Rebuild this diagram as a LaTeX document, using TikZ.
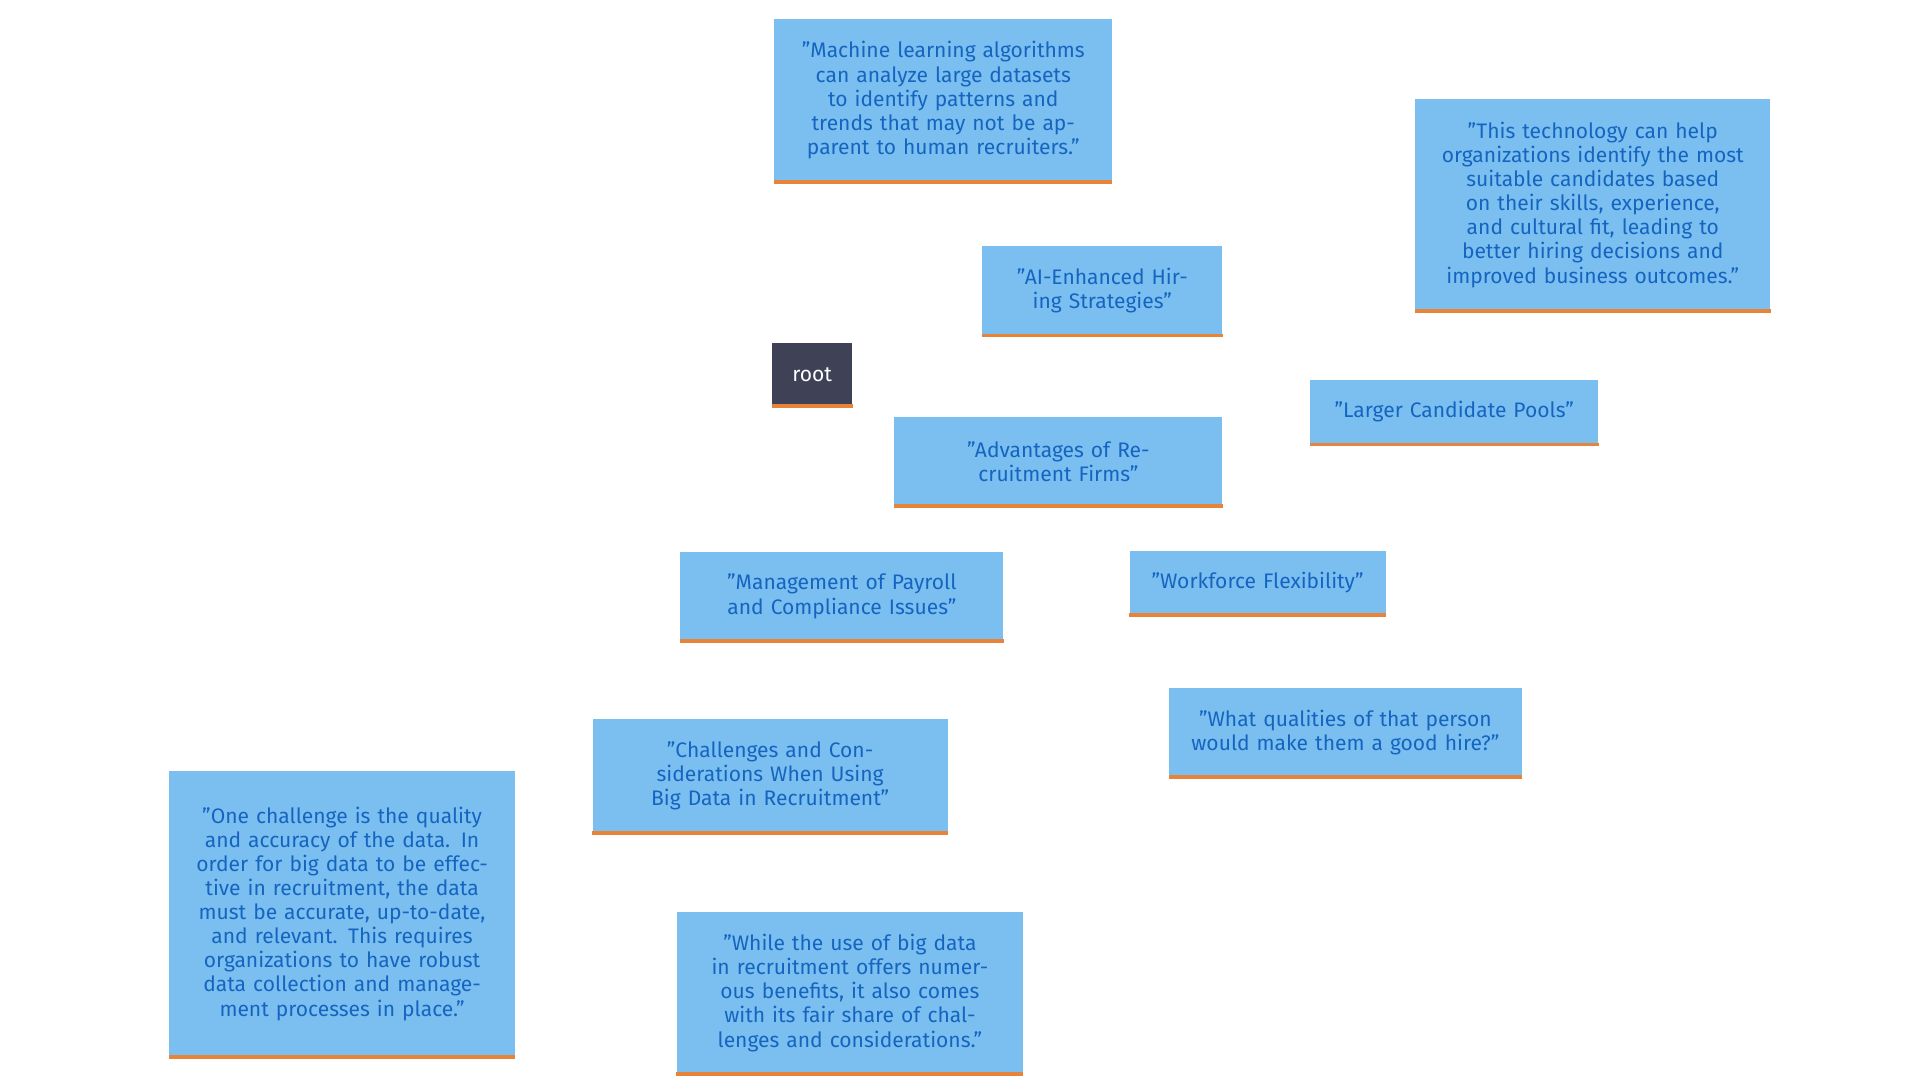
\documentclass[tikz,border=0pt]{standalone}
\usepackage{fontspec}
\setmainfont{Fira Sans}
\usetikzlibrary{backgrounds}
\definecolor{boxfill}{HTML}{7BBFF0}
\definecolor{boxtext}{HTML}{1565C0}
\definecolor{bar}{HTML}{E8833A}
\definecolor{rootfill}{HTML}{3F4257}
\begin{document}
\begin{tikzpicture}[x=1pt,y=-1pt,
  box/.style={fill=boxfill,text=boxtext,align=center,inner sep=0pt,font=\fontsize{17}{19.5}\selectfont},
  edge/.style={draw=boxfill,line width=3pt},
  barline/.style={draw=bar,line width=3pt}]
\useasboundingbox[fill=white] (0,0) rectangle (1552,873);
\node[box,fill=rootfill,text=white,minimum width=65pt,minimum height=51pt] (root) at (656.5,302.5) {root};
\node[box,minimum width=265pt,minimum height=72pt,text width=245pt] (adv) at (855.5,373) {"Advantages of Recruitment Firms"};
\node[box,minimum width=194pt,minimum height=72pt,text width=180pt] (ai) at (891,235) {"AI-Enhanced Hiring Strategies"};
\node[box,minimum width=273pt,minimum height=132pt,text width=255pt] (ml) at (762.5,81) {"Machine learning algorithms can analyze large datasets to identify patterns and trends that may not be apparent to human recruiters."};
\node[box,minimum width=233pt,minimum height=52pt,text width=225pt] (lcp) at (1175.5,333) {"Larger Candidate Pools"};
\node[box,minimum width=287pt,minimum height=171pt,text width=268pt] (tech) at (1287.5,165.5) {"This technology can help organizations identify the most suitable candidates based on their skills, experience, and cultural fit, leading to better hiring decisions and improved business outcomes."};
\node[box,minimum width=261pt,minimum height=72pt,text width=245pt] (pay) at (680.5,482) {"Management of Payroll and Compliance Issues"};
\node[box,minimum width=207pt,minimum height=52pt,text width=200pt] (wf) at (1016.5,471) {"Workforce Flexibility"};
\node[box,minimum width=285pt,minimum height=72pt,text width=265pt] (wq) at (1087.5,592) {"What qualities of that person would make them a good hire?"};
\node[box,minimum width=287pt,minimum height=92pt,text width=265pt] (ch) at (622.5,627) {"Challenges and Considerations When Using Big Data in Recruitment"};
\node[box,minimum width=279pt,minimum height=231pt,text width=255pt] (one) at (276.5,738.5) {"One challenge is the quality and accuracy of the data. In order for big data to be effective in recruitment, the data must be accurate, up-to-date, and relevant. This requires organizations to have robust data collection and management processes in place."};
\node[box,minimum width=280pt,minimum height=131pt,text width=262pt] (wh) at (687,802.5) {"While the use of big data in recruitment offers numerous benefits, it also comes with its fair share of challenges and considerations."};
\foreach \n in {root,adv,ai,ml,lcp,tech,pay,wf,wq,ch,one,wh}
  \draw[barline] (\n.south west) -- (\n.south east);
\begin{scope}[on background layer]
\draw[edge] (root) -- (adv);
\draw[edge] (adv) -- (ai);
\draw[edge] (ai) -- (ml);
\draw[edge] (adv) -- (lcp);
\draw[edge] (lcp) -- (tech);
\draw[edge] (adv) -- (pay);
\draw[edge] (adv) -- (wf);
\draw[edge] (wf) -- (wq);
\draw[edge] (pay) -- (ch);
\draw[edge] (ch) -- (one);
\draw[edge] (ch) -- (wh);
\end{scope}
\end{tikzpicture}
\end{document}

----

#### Exercise description
Do not include the images; transcribe the rest of the listing exactly.

#### Exercise result
Rebuild this diagram as a LaTeX document, using TikZ.
\documentclass[tikz,border=0pt]{standalone}
\usepackage{fontspec}
\setmainfont{Fira Sans}
\usetikzlibrary{backgrounds}
\definecolor{boxfill}{HTML}{7BBFF0}
\definecolor{boxtext}{HTML}{1565C0}
\definecolor{bar}{HTML}{E8833A}
\definecolor{rootfill}{HTML}{3F4257}
\begin{document}
\begin{tikzpicture}[x=1pt,y=-1pt,
  box/.style={fill=boxfill,text=boxtext,align=center,inner sep=0pt,font=\fontsize{17}{19.5}\selectfont},
  edge/.style={draw=boxfill,line width=3pt},
  barline/.style={draw=bar,line width=3pt}]
\useasboundingbox[fill=white] (0,0) rectangle (1552,873);
\node[box,fill=rootfill,text=white,minimum width=65pt,minimum height=51pt] (root) at (656.5,302.5) {root};
\node[box,minimum width=265pt,minimum height=72pt,text width=245pt] (adv) at (855.5,373) {"Advantages of Recruitment Firms"};
\node[box,minimum width=194pt,minimum height=72pt,text width=180pt] (ai) at (891,235) {"AI-Enhanced Hiring Strategies"};
\node[box,minimum width=273pt,minimum height=132pt,text width=255pt] (ml) at (762.5,81) {"Machine learning algorithms can analyze large datasets to identify patterns and trends that may not be apparent to human recruiters."};
\node[box,minimum width=233pt,minimum height=52pt,text width=225pt] (lcp) at (1175.5,333) {"Larger Candidate Pools"};
\node[box,minimum width=287pt,minimum height=171pt,text width=268pt] (tech) at (1287.5,165.5) {"This technology can help organizations identify the most suitable candidates based on their skills, experience, and cultural fit, leading to better hiring decisions and improved business outcomes."};
\node[box,minimum width=261pt,minimum height=72pt,text width=245pt] (pay) at (680.5,482) {"Management of Payroll and Compliance Issues"};
\node[box,minimum width=207pt,minimum height=52pt,text width=200pt] (wf) at (1016.5,471) {"Workforce Flexibility"};
\node[box,minimum width=285pt,minimum height=72pt,text width=265pt] (wq) at (1087.5,592) {"What qualities of that person would make them a good hire?"};
\node[box,minimum width=287pt,minimum height=92pt,text width=265pt] (ch) at (622.5,627) {"Challenges and Considerations When Using Big Data in Recruitment"};
\node[box,minimum width=279pt,minimum height=231pt,text width=255pt] (one) at (276.5,738.5) {"One challenge is the quality and accuracy of the data. In order for big data to be effective in recruitment, the data must be accurate, up-to-date, and relevant. This requires organizations to have robust data collection and management processes in place."};
\node[box,minimum width=280pt,minimum height=131pt,text width=262pt] (wh) at (687,802.5) {"While the use of big data in recruitment offers numerous benefits, it also comes with its fair share of challenges and considerations."};
\foreach \n in {root,adv,ai,ml,lcp,tech,pay,wf,wq,ch,one,wh}
  \draw[barline] (\n.south west) -- (\n.south east);
\begin{scope}[on background layer]
\draw[edge] (root) -- (adv);
\draw[edge] (adv) -- (ai);
\draw[edge] (ai) -- (ml);
\draw[edge] (adv) -- (lcp);
\draw[edge] (lcp) -- (tech);
\draw[edge] (adv) -- (pay);
\draw[edge] (adv) -- (wf);
\draw[edge] (wf) -- (wq);
\draw[edge] (pay) -- (ch);
\draw[edge] (ch) -- (one);
\draw[edge] (ch) -- (wh);
\end{scope}
\end{tikzpicture}
\end{document}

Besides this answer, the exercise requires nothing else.